COLUMBUS, Ohio (AP, WHSV) — It's now illegal in Ohio for people to engage in sexual conduct or related acts with animals; the state didn't have anti-bestiality laws until the change took effect last week.
The measure gained enough votes to pass in December when it was incorporated into a bill that bars local jurisdictions from raising the minimum wage or regulating pet stores, The Dayton Daily News reported.
Offenders could face up to 90 days in jail, in addition to a $750 fine, and have the animal seized and impounded. They also could be ordered to undergo psychological evaluation or counseling.
"It's a crime that defies explanation to the rational person," said Mark Kumpf, director of the Montgomery County Animal Resource Center. "We're dealing with a different species."

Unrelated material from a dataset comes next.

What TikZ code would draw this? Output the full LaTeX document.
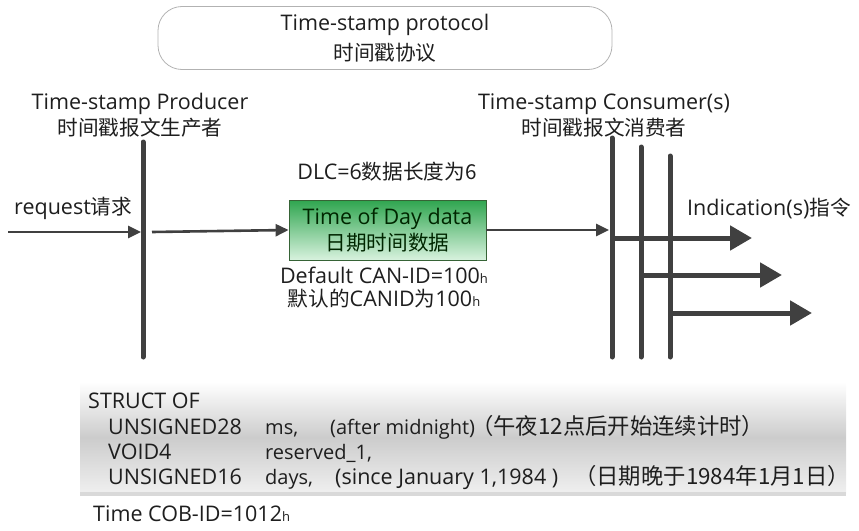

Most states have laws prohibiting sexual conduct with animals. Eight states don't, including Hawaii, Kentucky, Nevada, New Mexico, Ohio, Texas, Vermont, West Virginia, Wyoming, along with Washington, D.C.
In February, a bill to prohibit bestiality was introduced in the West Virginia House, but it never made out of the House Judiciary Committee.

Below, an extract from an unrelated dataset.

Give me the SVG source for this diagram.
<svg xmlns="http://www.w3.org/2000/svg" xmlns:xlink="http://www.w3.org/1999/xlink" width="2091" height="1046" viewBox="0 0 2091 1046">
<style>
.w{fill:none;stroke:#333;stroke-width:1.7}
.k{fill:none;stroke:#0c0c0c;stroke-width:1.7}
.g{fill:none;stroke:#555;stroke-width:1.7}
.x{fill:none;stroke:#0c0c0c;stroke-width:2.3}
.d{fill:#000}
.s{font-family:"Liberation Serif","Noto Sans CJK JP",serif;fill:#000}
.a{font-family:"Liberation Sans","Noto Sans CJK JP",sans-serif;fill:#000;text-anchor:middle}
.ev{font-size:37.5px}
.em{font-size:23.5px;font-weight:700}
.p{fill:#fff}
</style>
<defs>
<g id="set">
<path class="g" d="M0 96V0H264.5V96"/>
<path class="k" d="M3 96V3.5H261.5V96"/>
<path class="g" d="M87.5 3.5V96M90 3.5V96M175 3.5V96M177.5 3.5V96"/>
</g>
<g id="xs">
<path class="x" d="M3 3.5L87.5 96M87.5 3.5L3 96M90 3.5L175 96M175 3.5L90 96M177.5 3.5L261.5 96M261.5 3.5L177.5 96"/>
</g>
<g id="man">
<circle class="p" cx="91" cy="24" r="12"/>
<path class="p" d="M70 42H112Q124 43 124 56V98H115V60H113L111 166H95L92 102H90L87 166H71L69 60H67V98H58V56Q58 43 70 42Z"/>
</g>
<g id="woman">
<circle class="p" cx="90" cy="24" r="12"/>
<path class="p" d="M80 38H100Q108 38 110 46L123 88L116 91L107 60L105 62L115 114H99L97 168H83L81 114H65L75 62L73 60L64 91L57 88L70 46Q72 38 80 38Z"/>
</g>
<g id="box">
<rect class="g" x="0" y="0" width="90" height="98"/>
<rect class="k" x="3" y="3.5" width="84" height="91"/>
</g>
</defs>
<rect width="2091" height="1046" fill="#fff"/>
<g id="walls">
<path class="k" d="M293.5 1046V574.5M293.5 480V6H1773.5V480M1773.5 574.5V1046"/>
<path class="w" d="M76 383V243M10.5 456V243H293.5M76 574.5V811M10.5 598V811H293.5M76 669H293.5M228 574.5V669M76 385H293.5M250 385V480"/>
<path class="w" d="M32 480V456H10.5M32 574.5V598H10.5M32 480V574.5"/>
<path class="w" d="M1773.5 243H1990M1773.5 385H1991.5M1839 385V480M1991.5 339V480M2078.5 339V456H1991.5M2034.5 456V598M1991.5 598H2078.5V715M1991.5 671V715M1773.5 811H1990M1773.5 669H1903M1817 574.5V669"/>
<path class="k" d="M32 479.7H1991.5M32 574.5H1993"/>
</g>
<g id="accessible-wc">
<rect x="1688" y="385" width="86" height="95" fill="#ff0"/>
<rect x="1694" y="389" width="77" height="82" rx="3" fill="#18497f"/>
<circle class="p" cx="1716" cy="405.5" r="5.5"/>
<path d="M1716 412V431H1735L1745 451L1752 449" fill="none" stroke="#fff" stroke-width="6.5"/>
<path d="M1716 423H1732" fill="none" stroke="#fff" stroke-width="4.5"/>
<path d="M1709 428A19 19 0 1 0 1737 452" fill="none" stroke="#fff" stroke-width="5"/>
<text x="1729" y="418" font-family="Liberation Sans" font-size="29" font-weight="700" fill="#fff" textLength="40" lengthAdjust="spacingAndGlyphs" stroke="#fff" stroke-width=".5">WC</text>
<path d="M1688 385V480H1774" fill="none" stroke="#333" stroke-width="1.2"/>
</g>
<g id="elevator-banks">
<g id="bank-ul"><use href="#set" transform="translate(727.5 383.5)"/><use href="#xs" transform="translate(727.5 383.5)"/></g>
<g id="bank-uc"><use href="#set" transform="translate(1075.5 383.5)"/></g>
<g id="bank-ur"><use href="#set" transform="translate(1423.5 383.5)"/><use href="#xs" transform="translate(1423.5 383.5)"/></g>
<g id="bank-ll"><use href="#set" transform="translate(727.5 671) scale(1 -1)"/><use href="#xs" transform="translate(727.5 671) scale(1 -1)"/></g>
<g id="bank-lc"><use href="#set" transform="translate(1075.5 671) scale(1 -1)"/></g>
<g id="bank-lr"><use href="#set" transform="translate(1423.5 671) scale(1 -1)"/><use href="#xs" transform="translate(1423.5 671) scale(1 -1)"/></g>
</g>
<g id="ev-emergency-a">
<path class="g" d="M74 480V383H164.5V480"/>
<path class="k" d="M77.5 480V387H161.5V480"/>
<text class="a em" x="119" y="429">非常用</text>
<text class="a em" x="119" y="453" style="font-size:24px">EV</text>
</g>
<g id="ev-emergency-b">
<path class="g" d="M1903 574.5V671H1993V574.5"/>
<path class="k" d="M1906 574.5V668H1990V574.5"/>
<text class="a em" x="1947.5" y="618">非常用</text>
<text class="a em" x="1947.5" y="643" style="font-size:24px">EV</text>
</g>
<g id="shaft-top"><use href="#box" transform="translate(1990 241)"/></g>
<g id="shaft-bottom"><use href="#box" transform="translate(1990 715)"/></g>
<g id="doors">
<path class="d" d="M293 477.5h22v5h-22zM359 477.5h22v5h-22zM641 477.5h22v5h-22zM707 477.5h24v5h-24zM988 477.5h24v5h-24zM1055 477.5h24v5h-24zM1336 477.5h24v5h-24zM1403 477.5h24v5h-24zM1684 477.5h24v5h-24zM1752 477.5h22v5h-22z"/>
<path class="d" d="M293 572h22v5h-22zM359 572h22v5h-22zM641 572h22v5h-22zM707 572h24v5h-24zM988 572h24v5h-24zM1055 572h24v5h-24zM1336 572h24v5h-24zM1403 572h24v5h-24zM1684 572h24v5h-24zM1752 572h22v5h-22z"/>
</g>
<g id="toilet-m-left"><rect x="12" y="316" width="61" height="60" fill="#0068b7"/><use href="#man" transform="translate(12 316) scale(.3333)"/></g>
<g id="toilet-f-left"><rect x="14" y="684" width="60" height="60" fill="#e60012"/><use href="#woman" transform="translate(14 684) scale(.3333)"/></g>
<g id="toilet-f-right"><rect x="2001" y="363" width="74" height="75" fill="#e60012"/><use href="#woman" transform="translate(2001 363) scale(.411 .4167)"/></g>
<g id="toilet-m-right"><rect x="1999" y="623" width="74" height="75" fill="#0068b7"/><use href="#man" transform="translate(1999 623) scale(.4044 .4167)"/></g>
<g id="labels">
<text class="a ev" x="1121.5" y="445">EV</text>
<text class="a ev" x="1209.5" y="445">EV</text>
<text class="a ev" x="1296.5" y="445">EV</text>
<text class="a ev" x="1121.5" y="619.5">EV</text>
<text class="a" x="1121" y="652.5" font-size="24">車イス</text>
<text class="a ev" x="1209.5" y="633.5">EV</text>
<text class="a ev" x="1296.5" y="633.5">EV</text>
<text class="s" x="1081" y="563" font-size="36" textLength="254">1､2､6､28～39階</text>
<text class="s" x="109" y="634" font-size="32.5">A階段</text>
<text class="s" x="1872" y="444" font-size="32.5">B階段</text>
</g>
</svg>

That bill would have made bestiality a Class 6 felony in the Mountain State.
Rep. Jim Hughes, from Upper Arlington, who sponsored the Ohio anti-bestiality measure with fellow Republican Sen. Jay Hottinger, has described bestiality as "sickening and perverse."
"We don't want Ohio to be the place you can come and have sex with an animal," he said.
There's also some concern among law enforcement about links between such acts and other crimes.
A Virginia police detective who has spent years focused on internet crimes against children said he's seen links between bestiality and child sex abuse.
"I found that people who were engaged in crimes against children were also engaged in sexual crimes against animals," Fairfax County Detective Jeremy Hoffman said. "It was people from everyday walks of life. There was no stereotype that you could pin to any of them."